Fraser Town (Pulakeshinagar), Karnataka, India

Jane Williams spent part of her childhood in India. Her father and brother both worked for the British East India Company, which effectively colonized much of the subcontinent during the eighteenth and early nineteenth centuries. Her father died when she was very young, leaving her brother,  John Wheeler Cleveland, as her guardian. He remained in colonial military service his entire life, dying as General Cleveland, in his nineties in what is now called "Fraser Town" (Pulakeshinagar), near "Bangalore" (Bangaluru) in "the Carnatic" (Karnataka) in southern India. You can see General Cleveland's final house in this 2014 blog post, "A Walk Down Fraser Town." Jane claimed to be able to speak Hindi (not the major language of Bangaluru) and on one occasion wore "Indian" fashion to the Mardi Gras carnival in Pisa, accompanied by Mary Shelley.
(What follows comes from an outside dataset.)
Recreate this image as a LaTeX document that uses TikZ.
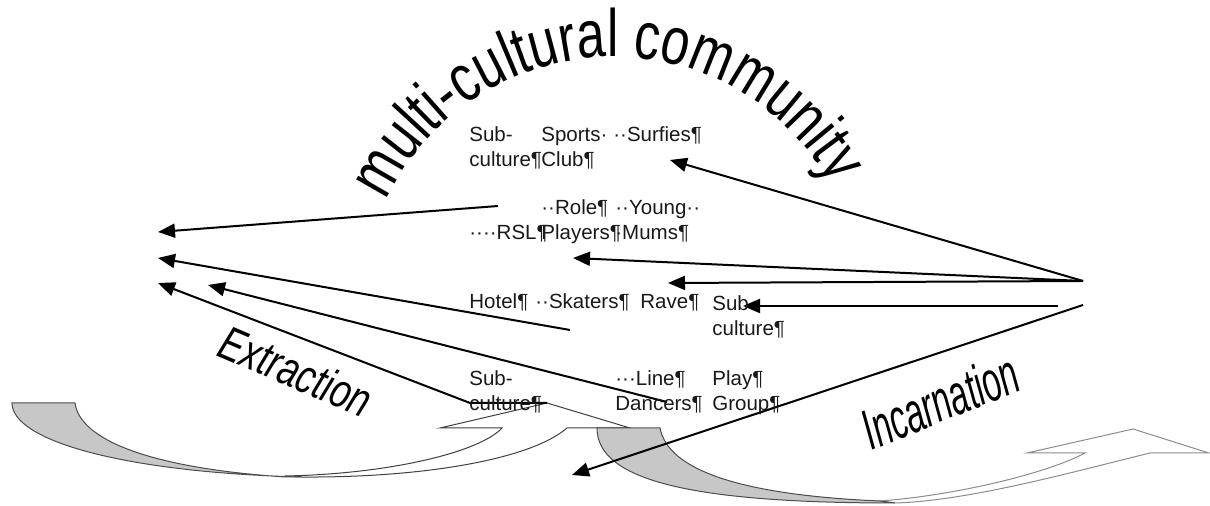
\documentclass[tikz,border=0pt]{standalone}
\usepackage{fontspec}
\setmainfont{Liberation Sans}
\newfontfamily\archfont[FakeStretch=0.76]{Liberation Sans}
\newfontfamily\extrfont[FakeStretch=0.75]{Liberation Sans}
\newfontfamily\incfont[FakeStretch=0.58]{Liberation Sans}
\usetikzlibrary{arrows.meta,decorations.text}
\tikzset{>={Triangle[length=8.5pt,width=7pt]}}
\tikzset{
  cell/.style={font=\fontsize{10.25}{12.5}\selectfont, text=black!90, inner sep=0pt, align=left, anchor=base west},
  link/.style={->, line width=1pt},
  tailpart/.style={fill=black!22, draw=black!70, line width=0.5pt},
  bandpart/.style={fill=white, draw=black!75, line width=0.5pt}
}

\begin{document}
\begin{tikzpicture}[x=0.5pt, y=-0.5pt]
  \useasboundingbox (0,0) rectangle (1210,506);

  % Arch title
  \path[decorate, decoration={text along path, text align=center,
      text={|\archfont\fontsize{33.5}{33.5}\selectfont|multi-cultural community}}]
    (613,307) ++(-162:250) arc[start angle=-162, end angle=-22, radius=250];

  % Left curved arrow
  \filldraw[bandpart] (300,477) .. controls (420,478) and (530,460) .. (567,428)
    -- (630,428) -- (547,403) -- (440,428) -- (502,428)
    .. controls (480,452) and (390,474) .. (285,476) -- cycle;
  \filldraw[tailpart] (12,403) -- (75,403) .. controls (80,440) and (150,468) .. (285,477)
    -- (300,477) .. controls (120,472) and (12,440) .. (12,403) -- cycle;

  % Right curved arrow
  \filldraw[bandpart, draw=black!45] (895,503) .. controls (970,501) and (1080,470) .. (1150,453)
    -- (1209,453) -- (1133,429) -- (1027,453) -- (1085,453)
    .. controls (1050,472) and (960,495) .. (880,501) -- cycle;
  \filldraw[tailpart] (597,428) -- (660,428) .. controls (668,470) and (740,495) .. (880,501)
    -- (895,503) .. controls (690,503) and (597,480) .. (597,428) -- cycle;

  % Ends of the connectors
  \coordinate (extip) at (547,403);
  \coordinate (hub) at (1083,281);
  \coordinate (hubmid) at (1058,306);
  \coordinate (hublow) at (1083,305);
  \coordinate (inA) at (670,160);
  \coordinate (inB) at (573,258);
  \coordinate (inC) at (668,283);
  \coordinate (inD) at (743,306);
  \coordinate (inE) at (572,475);
  \coordinate (exA) at (498,206);
  \coordinate (exB) at (570,330);
  \coordinate (exC) at (667,402);
  \coordinate (exbend) at (470,403);
  \coordinate (outA) at (158,232);
  \coordinate (outB) at (158,258);
  \coordinate (outC) at (208,285);
  \coordinate (outD) at (158,283);

  % Incarnation
  \draw[link] (hub) -- (inA);
  \draw[link] (hub) -- (inB);
  \draw[link] (hub) -- (inC);
  \draw[link] (hubmid) -- (inD);
  \draw[link] (hublow) -- (inE);

  % Extraction
  \draw[link] (exA) -- (outA);
  \draw[link] (exB) -- (outB);
  \draw[link] (exC) -- (outC);
  \draw[link] (extip) -- (exbend) -- (outD);

  % Groups (base = last line)
  \node[cell] (subA) at (469,167) {Sub-\\culture¶};
  \node[cell] (sports) at (541,167) {Sports·\\Club¶};
  \node[cell] (surfies) at (613,142) {··Surfies¶};
  \node[cell] (rsl) at (469,240) {····RSL¶};
  \node[cell] (role) at (541,240) {··Role¶\\Players¶};
  \node[cell] (young) at (615,240) {··Young··\\·Mums¶};
  \node[cell] (hotel) at (469,309) {Hotel¶};
  \node[cell] (skaters) at (535,309) {··Skaters¶};
  \node[cell] (rave) at (640,309) {Rave¶};
  \node[cell] (subB) at (712,336) {Sub\\culture¶};
  \node[cell] (subC) at (469,411) {Sub-\\culture¶};
  \node[cell] (line) at (615,411) {···Line¶\\Dancers¶};
  \node[cell] (play) at (712,411) {Play¶\\Group¶};

  % Labels
  \node[rotate=-23, font=\extrfont\itshape\fontsize{24}{24}\selectfont] (extr) at (296,371) {Extraction};
  \node[rotate=22, font=\incfont\itshape\fontsize{28.5}{28.5}\selectfont] (inc) at (940,401) {Incarnation};
\end{tikzpicture}
\end{document}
She seems to have considered India her childhood home, meaning she likely felt out of place everywhere. This makes her very much like Miranda, the heroine of SHakespeare's play The Tempest, whom Shelley represents as the receiver of the guitar in "With a Guitar, to Jane" ("Ariel to Miranda," line 1). Miranda, born in Naples and raised in exile on a remote, nearly deserted island is a figure of perpetual alienation and a colonist, just like Jane. 

The Ramadevara Betta Ramgiri Hills, Bangalore, India. Jane Williams might have found this landmark sublime, no?